◆ **Exercise requirements**: It is required that the lines from the top of the listing through the line with "STAPLE = BOXWEX * 0.5" be reproduced exactly, excluding pictures.

** begin Input records **

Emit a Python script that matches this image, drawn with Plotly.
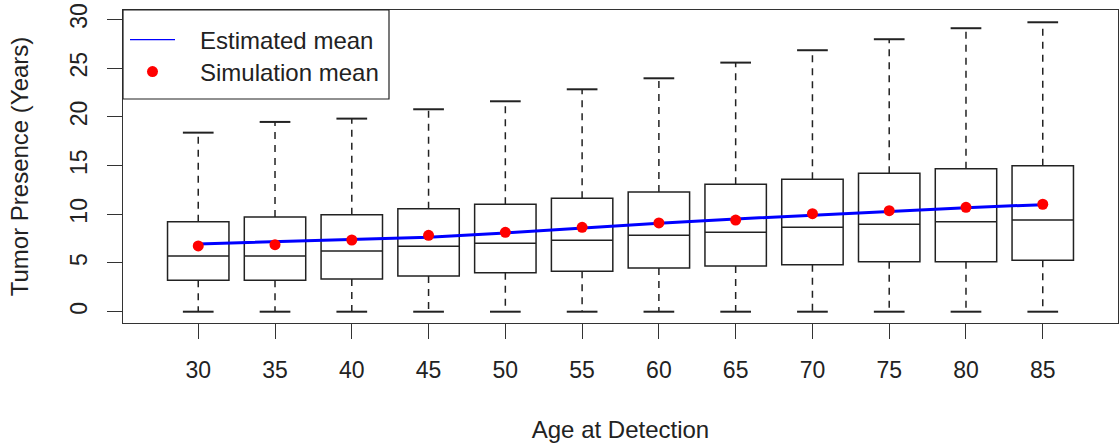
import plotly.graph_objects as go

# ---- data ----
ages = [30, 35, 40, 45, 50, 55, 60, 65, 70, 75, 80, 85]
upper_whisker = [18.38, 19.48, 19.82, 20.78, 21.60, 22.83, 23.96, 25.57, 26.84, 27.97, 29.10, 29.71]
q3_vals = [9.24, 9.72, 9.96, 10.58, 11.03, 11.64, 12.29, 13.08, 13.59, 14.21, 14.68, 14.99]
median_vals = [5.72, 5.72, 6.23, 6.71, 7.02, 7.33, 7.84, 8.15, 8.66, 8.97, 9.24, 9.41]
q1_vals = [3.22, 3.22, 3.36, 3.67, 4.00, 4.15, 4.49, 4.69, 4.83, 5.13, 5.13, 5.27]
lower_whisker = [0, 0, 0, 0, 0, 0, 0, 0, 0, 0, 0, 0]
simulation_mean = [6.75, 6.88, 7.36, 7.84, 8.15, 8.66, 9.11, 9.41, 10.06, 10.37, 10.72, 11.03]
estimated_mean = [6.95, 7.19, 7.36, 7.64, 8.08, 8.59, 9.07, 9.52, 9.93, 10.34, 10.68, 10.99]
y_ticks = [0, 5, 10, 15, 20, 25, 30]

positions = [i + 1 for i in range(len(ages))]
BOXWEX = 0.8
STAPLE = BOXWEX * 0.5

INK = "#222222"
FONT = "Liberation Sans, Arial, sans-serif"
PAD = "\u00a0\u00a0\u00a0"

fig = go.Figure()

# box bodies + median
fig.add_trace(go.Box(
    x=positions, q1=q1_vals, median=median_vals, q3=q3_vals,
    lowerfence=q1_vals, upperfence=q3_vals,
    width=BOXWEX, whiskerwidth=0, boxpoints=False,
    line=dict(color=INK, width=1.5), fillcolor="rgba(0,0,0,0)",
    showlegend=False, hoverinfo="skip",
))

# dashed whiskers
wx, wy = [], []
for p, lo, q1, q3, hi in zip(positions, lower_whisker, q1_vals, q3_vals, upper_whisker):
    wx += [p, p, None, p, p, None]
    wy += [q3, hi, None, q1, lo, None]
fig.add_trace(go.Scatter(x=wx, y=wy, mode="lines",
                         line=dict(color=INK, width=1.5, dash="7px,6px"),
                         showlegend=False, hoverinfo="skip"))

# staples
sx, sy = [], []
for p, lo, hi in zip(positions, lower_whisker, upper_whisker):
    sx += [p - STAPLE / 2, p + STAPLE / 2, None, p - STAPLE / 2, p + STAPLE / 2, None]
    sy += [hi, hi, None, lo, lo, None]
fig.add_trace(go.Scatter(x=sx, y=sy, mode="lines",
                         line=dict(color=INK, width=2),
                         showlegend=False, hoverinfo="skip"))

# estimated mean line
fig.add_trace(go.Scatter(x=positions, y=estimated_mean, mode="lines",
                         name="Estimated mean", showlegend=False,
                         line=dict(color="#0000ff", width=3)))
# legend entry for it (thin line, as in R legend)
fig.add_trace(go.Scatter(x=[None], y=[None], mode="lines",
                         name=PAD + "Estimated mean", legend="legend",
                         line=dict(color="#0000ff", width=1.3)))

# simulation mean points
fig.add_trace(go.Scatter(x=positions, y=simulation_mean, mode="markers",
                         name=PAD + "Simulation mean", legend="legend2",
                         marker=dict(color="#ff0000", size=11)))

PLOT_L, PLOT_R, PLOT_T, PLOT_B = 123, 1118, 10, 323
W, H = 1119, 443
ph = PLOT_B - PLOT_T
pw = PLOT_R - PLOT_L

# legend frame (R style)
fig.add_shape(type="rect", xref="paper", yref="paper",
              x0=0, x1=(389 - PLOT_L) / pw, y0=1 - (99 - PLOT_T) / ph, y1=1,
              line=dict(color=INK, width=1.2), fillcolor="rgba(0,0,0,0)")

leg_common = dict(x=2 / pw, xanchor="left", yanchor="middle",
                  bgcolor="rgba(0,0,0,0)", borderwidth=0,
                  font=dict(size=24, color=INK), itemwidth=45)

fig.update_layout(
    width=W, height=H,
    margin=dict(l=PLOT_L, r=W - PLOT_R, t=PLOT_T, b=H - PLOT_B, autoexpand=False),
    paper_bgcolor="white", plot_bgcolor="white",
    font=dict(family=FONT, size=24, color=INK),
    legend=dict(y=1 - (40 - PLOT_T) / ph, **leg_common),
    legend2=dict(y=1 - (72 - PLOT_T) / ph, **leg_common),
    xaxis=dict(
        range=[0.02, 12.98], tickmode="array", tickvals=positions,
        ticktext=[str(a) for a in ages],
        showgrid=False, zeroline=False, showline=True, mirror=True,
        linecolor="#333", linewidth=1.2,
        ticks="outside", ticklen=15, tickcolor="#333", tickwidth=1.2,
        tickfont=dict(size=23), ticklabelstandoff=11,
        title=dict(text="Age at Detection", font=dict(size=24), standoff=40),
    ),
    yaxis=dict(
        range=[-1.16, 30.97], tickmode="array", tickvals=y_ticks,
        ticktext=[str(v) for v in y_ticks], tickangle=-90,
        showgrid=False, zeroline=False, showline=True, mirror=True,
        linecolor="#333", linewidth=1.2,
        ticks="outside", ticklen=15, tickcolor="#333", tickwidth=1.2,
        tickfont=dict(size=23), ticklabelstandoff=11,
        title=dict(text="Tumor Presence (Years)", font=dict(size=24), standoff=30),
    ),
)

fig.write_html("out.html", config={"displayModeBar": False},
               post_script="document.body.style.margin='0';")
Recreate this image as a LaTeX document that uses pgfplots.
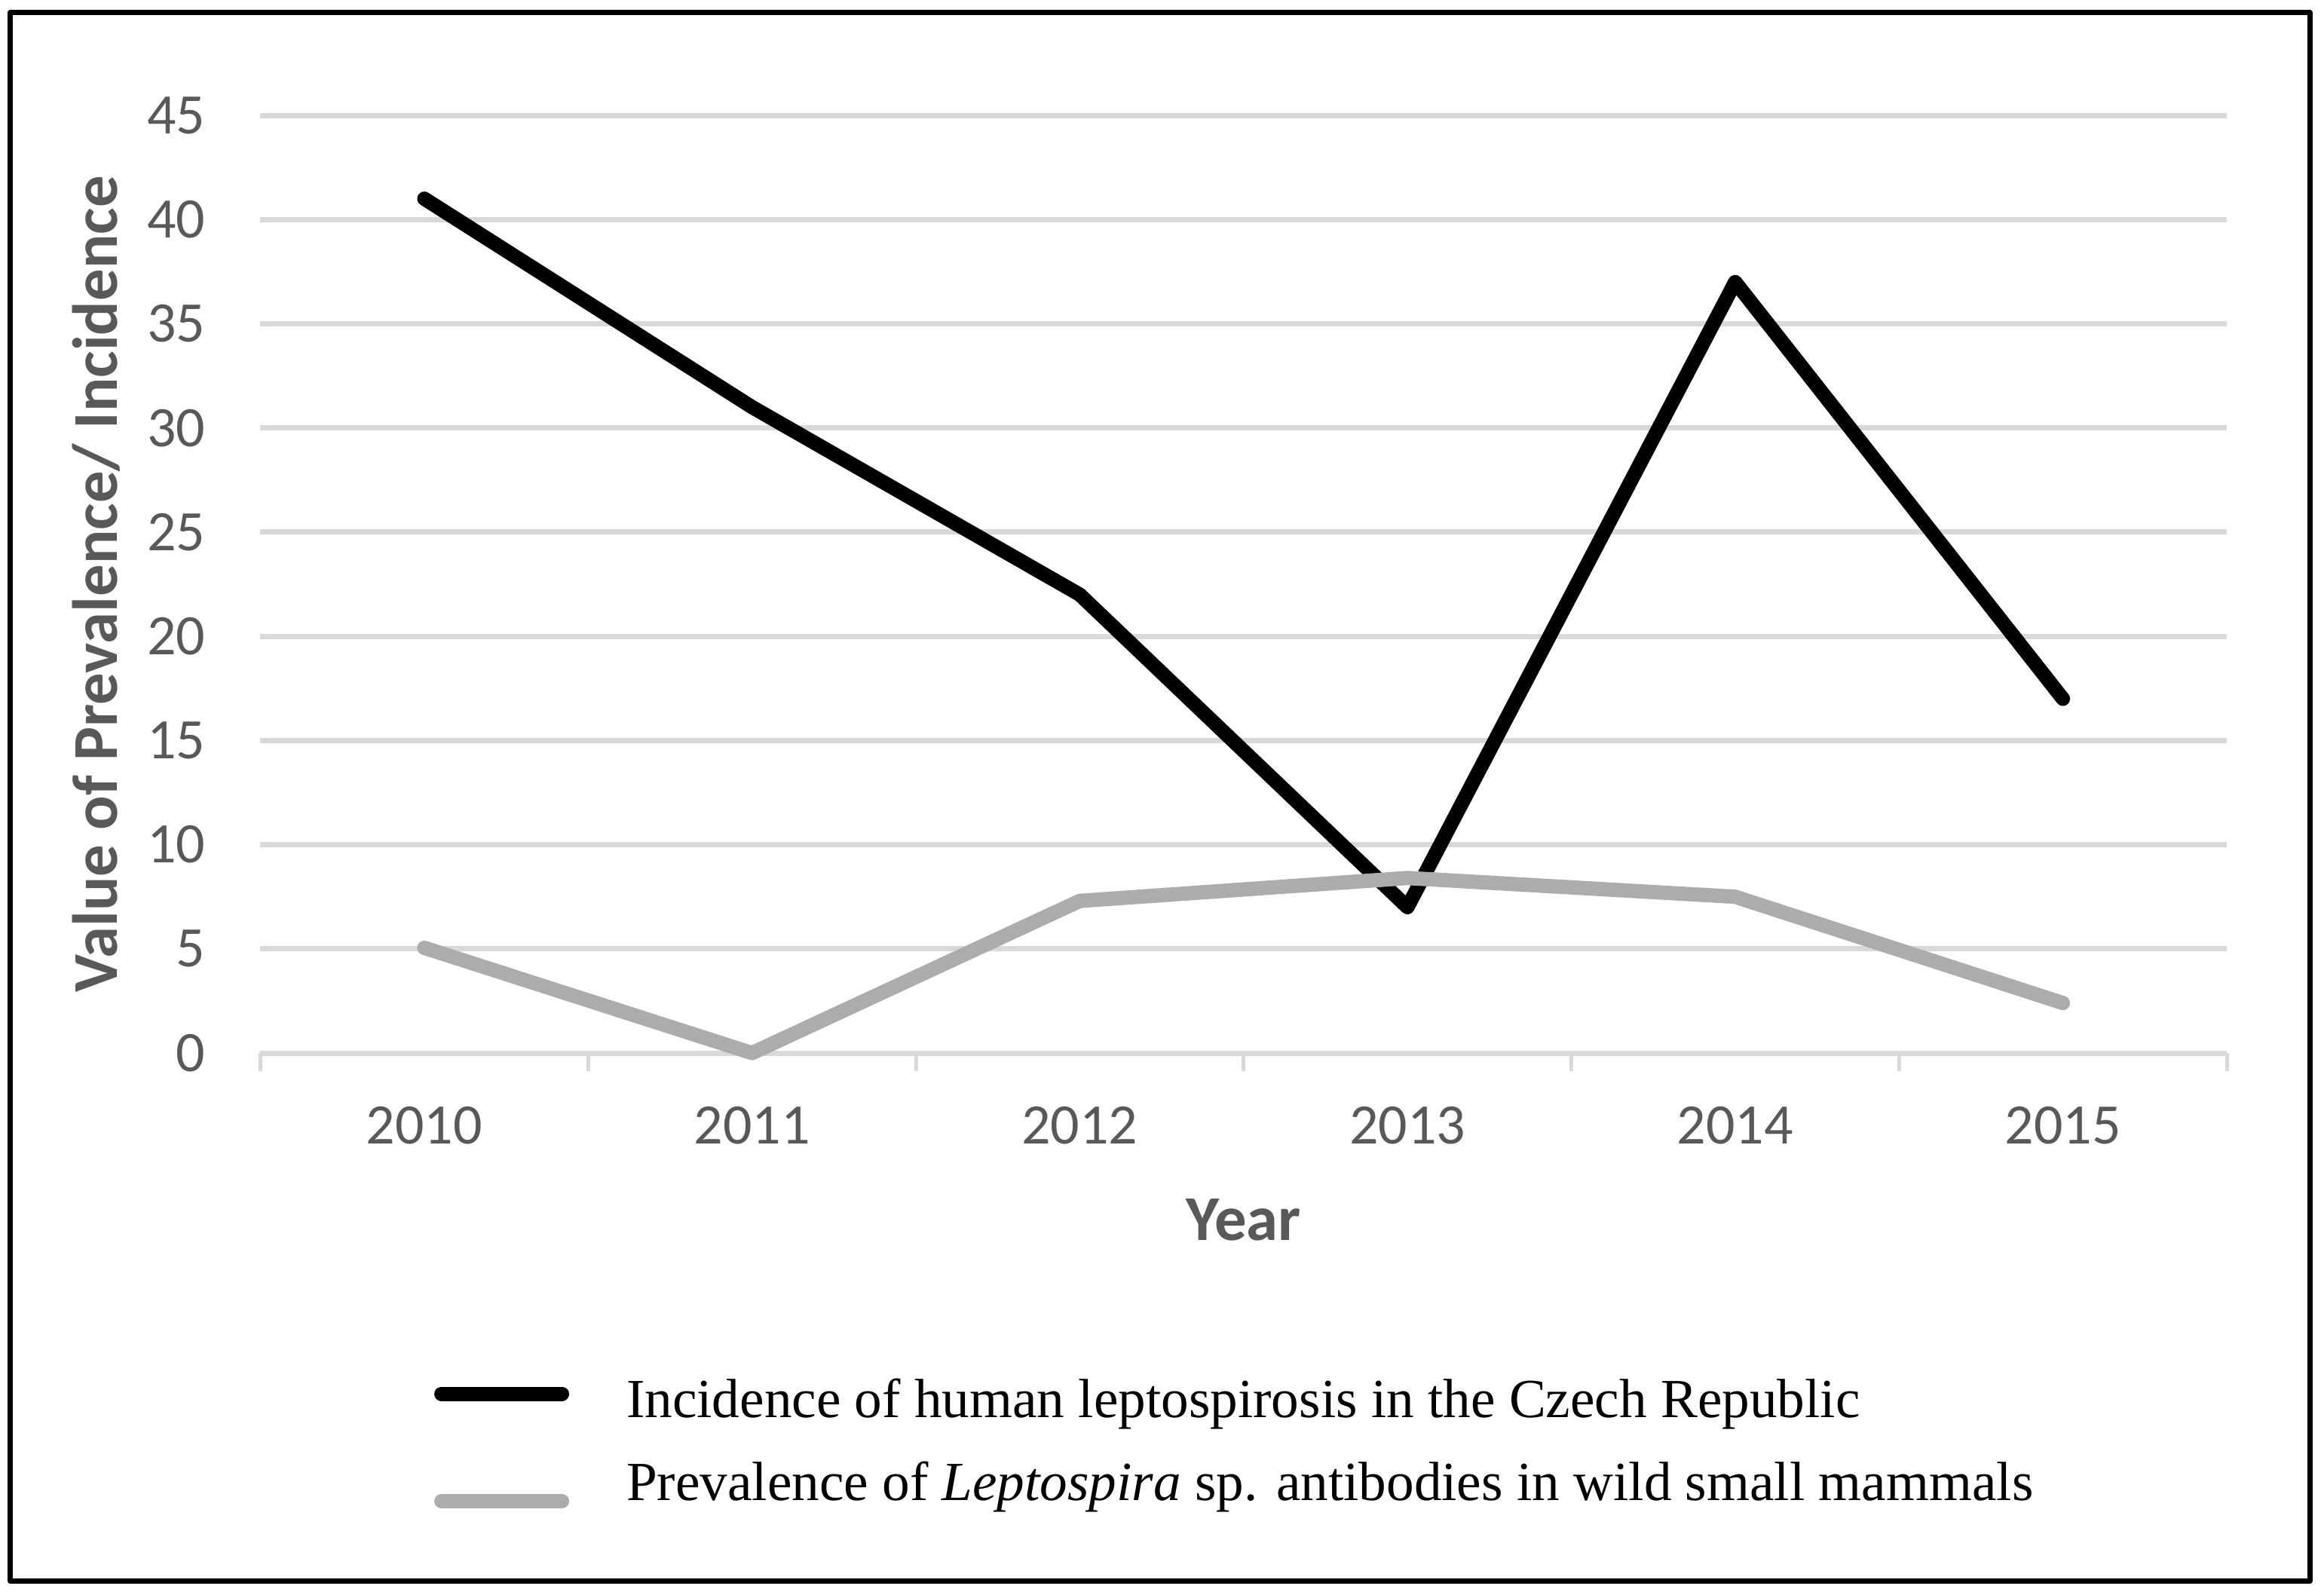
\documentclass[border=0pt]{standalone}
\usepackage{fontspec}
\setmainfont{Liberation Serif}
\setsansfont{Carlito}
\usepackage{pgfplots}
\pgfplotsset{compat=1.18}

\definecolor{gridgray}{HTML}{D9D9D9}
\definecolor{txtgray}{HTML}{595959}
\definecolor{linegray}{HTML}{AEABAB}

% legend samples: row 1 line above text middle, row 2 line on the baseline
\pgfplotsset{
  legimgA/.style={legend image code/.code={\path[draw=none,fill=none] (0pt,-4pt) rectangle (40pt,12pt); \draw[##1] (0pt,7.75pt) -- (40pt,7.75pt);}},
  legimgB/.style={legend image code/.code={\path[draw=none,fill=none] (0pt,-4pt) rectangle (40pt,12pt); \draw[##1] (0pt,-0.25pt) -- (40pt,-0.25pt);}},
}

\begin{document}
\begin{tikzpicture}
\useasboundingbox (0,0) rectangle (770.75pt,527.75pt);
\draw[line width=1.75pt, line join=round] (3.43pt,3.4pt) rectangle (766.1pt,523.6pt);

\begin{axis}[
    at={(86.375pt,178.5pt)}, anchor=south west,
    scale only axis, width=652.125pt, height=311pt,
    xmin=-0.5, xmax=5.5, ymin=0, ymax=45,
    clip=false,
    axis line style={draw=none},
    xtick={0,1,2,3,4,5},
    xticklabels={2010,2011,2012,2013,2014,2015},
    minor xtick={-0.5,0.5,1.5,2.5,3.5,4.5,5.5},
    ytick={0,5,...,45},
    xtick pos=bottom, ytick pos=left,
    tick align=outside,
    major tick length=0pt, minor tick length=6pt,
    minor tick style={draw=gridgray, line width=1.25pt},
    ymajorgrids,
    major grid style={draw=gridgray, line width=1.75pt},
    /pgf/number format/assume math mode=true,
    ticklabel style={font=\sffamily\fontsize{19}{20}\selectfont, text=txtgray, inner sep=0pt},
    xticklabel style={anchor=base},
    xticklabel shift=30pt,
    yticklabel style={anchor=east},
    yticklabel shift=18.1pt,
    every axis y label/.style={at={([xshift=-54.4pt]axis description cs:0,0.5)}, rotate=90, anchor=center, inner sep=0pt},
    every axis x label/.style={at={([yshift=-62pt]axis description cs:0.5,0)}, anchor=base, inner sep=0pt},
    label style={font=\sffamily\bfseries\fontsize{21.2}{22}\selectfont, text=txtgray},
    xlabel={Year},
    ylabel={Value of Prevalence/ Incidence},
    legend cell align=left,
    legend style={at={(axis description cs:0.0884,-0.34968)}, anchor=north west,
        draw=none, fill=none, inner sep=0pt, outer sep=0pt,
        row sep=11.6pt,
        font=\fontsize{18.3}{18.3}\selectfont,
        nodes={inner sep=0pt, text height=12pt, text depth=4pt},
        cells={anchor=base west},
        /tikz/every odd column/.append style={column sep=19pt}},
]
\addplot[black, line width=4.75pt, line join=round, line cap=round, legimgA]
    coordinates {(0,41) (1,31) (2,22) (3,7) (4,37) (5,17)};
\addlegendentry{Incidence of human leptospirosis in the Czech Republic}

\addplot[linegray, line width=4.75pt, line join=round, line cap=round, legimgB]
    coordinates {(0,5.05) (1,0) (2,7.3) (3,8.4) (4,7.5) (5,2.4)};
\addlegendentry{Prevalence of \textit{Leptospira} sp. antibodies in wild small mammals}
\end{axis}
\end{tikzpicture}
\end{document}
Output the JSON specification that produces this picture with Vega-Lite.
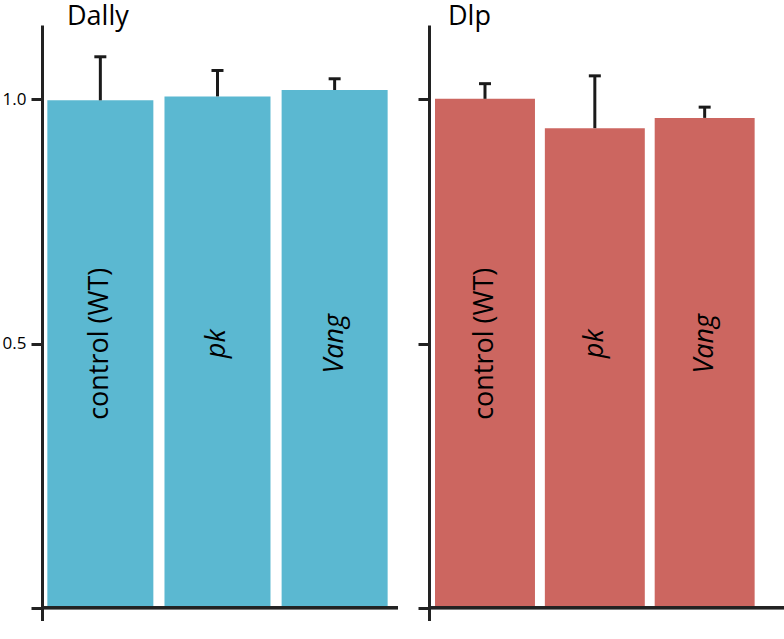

** end Input records **

◆ **Task response**:
Emit a Python script that matches this image, drawn with Plotly.
import plotly.graph_objects as go

# ---- data ----
ages = [30, 35, 40, 45, 50, 55, 60, 65, 70, 75, 80, 85]
upper_whisker = [18.38, 19.48, 19.82, 20.78, 21.60, 22.83, 23.96, 25.57, 26.84, 27.97, 29.10, 29.71]
q3_vals = [9.24, 9.72, 9.96, 10.58, 11.03, 11.64, 12.29, 13.08, 13.59, 14.21, 14.68, 14.99]
median_vals = [5.72, 5.72, 6.23, 6.71, 7.02, 7.33, 7.84, 8.15, 8.66, 8.97, 9.24, 9.41]
q1_vals = [3.22, 3.22, 3.36, 3.67, 4.00, 4.15, 4.49, 4.69, 4.83, 5.13, 5.13, 5.27]
lower_whisker = [0, 0, 0, 0, 0, 0, 0, 0, 0, 0, 0, 0]
simulation_mean = [6.75, 6.88, 7.36, 7.84, 8.15, 8.66, 9.11, 9.41, 10.06, 10.37, 10.72, 11.03]
estimated_mean = [6.95, 7.19, 7.36, 7.64, 8.08, 8.59, 9.07, 9.52, 9.93, 10.34, 10.68, 10.99]
y_ticks = [0, 5, 10, 15, 20, 25, 30]

positions = [i + 1 for i in range(len(ages))]
BOXWEX = 0.8
STAPLE = BOXWEX * 0.5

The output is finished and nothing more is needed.